> Objective
Skip the pictures and extract all of the lines exactly as written.
--- start ---
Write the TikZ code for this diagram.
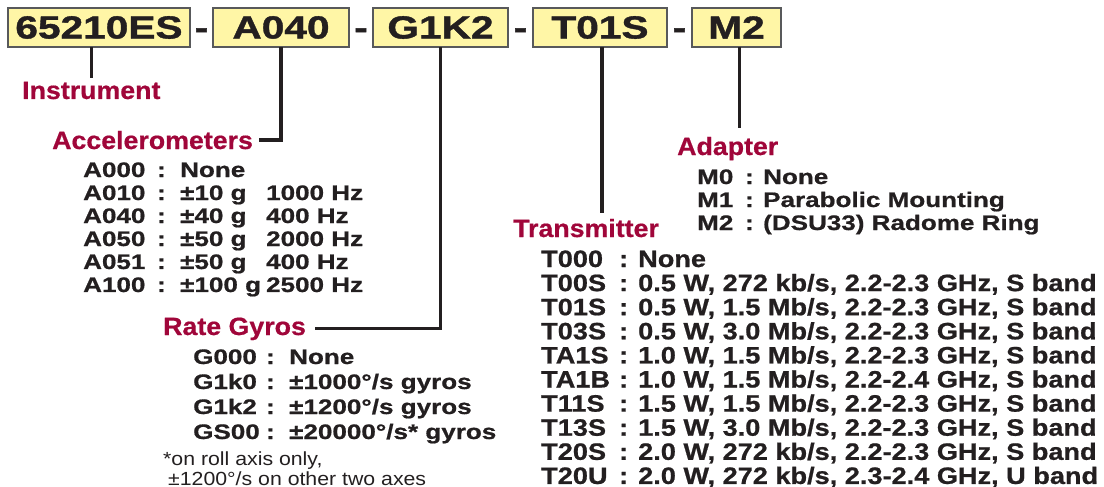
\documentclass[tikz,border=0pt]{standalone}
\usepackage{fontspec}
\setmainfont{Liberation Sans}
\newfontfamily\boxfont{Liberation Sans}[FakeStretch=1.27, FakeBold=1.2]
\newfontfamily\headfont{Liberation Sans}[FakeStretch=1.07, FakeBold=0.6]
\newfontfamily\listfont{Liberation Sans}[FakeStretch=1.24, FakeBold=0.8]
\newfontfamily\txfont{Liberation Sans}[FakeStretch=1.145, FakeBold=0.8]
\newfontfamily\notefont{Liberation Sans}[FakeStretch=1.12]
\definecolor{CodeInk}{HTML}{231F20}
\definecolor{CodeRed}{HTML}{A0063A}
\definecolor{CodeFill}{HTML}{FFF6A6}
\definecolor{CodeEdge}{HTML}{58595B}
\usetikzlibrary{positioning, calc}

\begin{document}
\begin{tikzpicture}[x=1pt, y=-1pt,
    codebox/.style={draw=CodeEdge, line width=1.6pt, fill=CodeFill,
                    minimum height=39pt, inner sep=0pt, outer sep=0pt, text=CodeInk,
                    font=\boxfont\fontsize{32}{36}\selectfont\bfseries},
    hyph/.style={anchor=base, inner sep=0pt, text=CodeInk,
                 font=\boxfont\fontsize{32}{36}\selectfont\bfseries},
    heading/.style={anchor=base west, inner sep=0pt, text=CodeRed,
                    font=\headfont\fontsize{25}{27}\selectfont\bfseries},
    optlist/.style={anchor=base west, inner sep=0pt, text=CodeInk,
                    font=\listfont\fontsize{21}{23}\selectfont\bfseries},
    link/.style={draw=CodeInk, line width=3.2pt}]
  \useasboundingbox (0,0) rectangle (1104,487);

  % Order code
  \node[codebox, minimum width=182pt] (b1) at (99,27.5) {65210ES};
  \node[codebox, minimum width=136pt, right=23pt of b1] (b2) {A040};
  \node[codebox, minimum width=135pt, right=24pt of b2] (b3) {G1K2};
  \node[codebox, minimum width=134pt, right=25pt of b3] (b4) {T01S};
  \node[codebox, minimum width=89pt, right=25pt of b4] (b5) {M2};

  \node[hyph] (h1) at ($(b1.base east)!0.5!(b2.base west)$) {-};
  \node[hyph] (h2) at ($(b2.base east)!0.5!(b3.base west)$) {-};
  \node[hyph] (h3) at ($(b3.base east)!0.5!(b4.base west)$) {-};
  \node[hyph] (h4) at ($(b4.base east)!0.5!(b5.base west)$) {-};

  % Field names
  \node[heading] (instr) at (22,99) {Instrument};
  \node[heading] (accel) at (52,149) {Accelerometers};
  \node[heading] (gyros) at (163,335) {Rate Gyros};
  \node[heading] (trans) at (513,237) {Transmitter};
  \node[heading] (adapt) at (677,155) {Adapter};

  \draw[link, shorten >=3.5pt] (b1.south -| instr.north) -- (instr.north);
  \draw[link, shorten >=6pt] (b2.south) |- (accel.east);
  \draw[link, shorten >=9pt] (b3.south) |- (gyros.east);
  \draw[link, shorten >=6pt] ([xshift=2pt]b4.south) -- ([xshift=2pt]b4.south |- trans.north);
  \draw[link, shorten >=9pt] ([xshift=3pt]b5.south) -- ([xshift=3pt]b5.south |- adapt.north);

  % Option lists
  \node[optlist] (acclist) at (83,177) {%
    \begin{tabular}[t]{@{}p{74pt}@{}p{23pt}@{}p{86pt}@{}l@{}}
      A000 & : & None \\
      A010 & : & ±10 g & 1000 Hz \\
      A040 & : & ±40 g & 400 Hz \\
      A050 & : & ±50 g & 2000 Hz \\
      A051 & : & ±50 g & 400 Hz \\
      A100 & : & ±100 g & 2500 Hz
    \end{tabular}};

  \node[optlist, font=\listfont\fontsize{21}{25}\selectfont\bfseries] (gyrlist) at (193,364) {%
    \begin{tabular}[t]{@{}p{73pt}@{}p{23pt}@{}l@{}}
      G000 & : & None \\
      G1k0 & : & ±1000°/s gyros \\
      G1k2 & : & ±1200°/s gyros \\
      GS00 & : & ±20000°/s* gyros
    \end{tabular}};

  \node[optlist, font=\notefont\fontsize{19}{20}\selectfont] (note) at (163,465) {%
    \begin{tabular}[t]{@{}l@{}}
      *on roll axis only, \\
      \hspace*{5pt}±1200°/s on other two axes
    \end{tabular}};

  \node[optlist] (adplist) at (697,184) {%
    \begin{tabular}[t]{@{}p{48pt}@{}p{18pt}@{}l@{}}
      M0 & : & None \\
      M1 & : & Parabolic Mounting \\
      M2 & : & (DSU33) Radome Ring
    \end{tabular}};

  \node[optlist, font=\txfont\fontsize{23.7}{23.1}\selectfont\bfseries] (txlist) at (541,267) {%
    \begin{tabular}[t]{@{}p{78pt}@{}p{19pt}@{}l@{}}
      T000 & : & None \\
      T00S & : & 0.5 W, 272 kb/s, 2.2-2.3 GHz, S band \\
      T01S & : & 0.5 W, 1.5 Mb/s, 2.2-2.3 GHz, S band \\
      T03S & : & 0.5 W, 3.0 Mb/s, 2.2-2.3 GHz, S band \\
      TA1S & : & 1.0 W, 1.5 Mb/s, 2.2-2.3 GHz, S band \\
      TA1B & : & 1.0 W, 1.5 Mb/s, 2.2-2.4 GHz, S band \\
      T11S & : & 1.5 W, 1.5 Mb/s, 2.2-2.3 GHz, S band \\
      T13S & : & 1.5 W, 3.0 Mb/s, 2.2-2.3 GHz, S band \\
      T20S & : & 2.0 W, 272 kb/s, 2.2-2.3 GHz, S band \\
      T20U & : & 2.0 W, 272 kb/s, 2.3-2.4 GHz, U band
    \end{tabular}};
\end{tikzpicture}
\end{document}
--- end ---
> Solution
Write the TikZ code for this diagram.
\documentclass[tikz,border=0pt]{standalone}
\usepackage{fontspec}
\setmainfont{Liberation Sans}
\newfontfamily\boxfont{Liberation Sans}[FakeStretch=1.27, FakeBold=1.2]
\newfontfamily\headfont{Liberation Sans}[FakeStretch=1.07, FakeBold=0.6]
\newfontfamily\listfont{Liberation Sans}[FakeStretch=1.24, FakeBold=0.8]
\newfontfamily\txfont{Liberation Sans}[FakeStretch=1.145, FakeBold=0.8]
\newfontfamily\notefont{Liberation Sans}[FakeStretch=1.12]
\definecolor{CodeInk}{HTML}{231F20}
\definecolor{CodeRed}{HTML}{A0063A}
\definecolor{CodeFill}{HTML}{FFF6A6}
\definecolor{CodeEdge}{HTML}{58595B}
\usetikzlibrary{positioning, calc}

\begin{document}
\begin{tikzpicture}[x=1pt, y=-1pt,
    codebox/.style={draw=CodeEdge, line width=1.6pt, fill=CodeFill,
                    minimum height=39pt, inner sep=0pt, outer sep=0pt, text=CodeInk,
                    font=\boxfont\fontsize{32}{36}\selectfont\bfseries},
    hyph/.style={anchor=base, inner sep=0pt, text=CodeInk,
                 font=\boxfont\fontsize{32}{36}\selectfont\bfseries},
    heading/.style={anchor=base west, inner sep=0pt, text=CodeRed,
                    font=\headfont\fontsize{25}{27}\selectfont\bfseries},
    optlist/.style={anchor=base west, inner sep=0pt, text=CodeInk,
                    font=\listfont\fontsize{21}{23}\selectfont\bfseries},
    link/.style={draw=CodeInk, line width=3.2pt}]
  \useasboundingbox (0,0) rectangle (1104,487);

  % Order code
  \node[codebox, minimum width=182pt] (b1) at (99,27.5) {65210ES};
  \node[codebox, minimum width=136pt, right=23pt of b1] (b2) {A040};
  \node[codebox, minimum width=135pt, right=24pt of b2] (b3) {G1K2};
  \node[codebox, minimum width=134pt, right=25pt of b3] (b4) {T01S};
  \node[codebox, minimum width=89pt, right=25pt of b4] (b5) {M2};

  \node[hyph] (h1) at ($(b1.base east)!0.5!(b2.base west)$) {-};
  \node[hyph] (h2) at ($(b2.base east)!0.5!(b3.base west)$) {-};
  \node[hyph] (h3) at ($(b3.base east)!0.5!(b4.base west)$) {-};
  \node[hyph] (h4) at ($(b4.base east)!0.5!(b5.base west)$) {-};

  % Field names
  \node[heading] (instr) at (22,99) {Instrument};
  \node[heading] (accel) at (52,149) {Accelerometers};
  \node[heading] (gyros) at (163,335) {Rate Gyros};
  \node[heading] (trans) at (513,237) {Transmitter};
  \node[heading] (adapt) at (677,155) {Adapter};

  \draw[link, shorten >=3.5pt] (b1.south -| instr.north) -- (instr.north);
  \draw[link, shorten >=6pt] (b2.south) |- (accel.east);
  \draw[link, shorten >=9pt] (b3.south) |- (gyros.east);
  \draw[link, shorten >=6pt] ([xshift=2pt]b4.south) -- ([xshift=2pt]b4.south |- trans.north);
  \draw[link, shorten >=9pt] ([xshift=3pt]b5.south) -- ([xshift=3pt]b5.south |- adapt.north);

  % Option lists
  \node[optlist] (acclist) at (83,177) {%
    \begin{tabular}[t]{@{}p{74pt}@{}p{23pt}@{}p{86pt}@{}l@{}}
      A000 & : & None \\
      A010 & : & ±10 g & 1000 Hz \\
      A040 & : & ±40 g & 400 Hz \\
      A050 & : & ±50 g & 2000 Hz \\
      A051 & : & ±50 g & 400 Hz \\
      A100 & : & ±100 g & 2500 Hz
    \end{tabular}};

  \node[optlist, font=\listfont\fontsize{21}{25}\selectfont\bfseries] (gyrlist) at (193,364) {%
    \begin{tabular}[t]{@{}p{73pt}@{}p{23pt}@{}l@{}}
      G000 & : & None \\
      G1k0 & : & ±1000°/s gyros \\
      G1k2 & : & ±1200°/s gyros \\
      GS00 & : & ±20000°/s* gyros
    \end{tabular}};

  \node[optlist, font=\notefont\fontsize{19}{20}\selectfont] (note) at (163,465) {%
    \begin{tabular}[t]{@{}l@{}}
      *on roll axis only, \\
      \hspace*{5pt}±1200°/s on other two axes
    \end{tabular}};

  \node[optlist] (adplist) at (697,184) {%
    \begin{tabular}[t]{@{}p{48pt}@{}p{18pt}@{}l@{}}
      M0 & : & None \\
      M1 & : & Parabolic Mounting \\
      M2 & : & (DSU33) Radome Ring
    \end{tabular}};

  \node[optlist, font=\txfont\fontsize{23.7}{23.1}\selectfont\bfseries] (txlist) at (541,267) {%
    \begin{tabular}[t]{@{}p{78pt}@{}p{19pt}@{}l@{}}
      T000 & : & None \\
      T00S & : & 0.5 W, 272 kb/s, 2.2-2.3 GHz, S band \\
      T01S & : & 0.5 W, 1.5 Mb/s, 2.2-2.3 GHz, S band \\
      T03S & : & 0.5 W, 3.0 Mb/s, 2.2-2.3 GHz, S band \\
      TA1S & : & 1.0 W, 1.5 Mb/s, 2.2-2.3 GHz, S band \\
      TA1B & : & 1.0 W, 1.5 Mb/s, 2.2-2.4 GHz, S band \\
      T11S & : & 1.5 W, 1.5 Mb/s, 2.2-2.3 GHz, S band \\
      T13S & : & 1.5 W, 3.0 Mb/s, 2.2-2.3 GHz, S band \\
      T20S & : & 2.0 W, 272 kb/s, 2.2-2.3 GHz, S band \\
      T20U & : & 2.0 W, 272 kb/s, 2.3-2.4 GHz, U band
    \end{tabular}};
\end{tikzpicture}
\end{document}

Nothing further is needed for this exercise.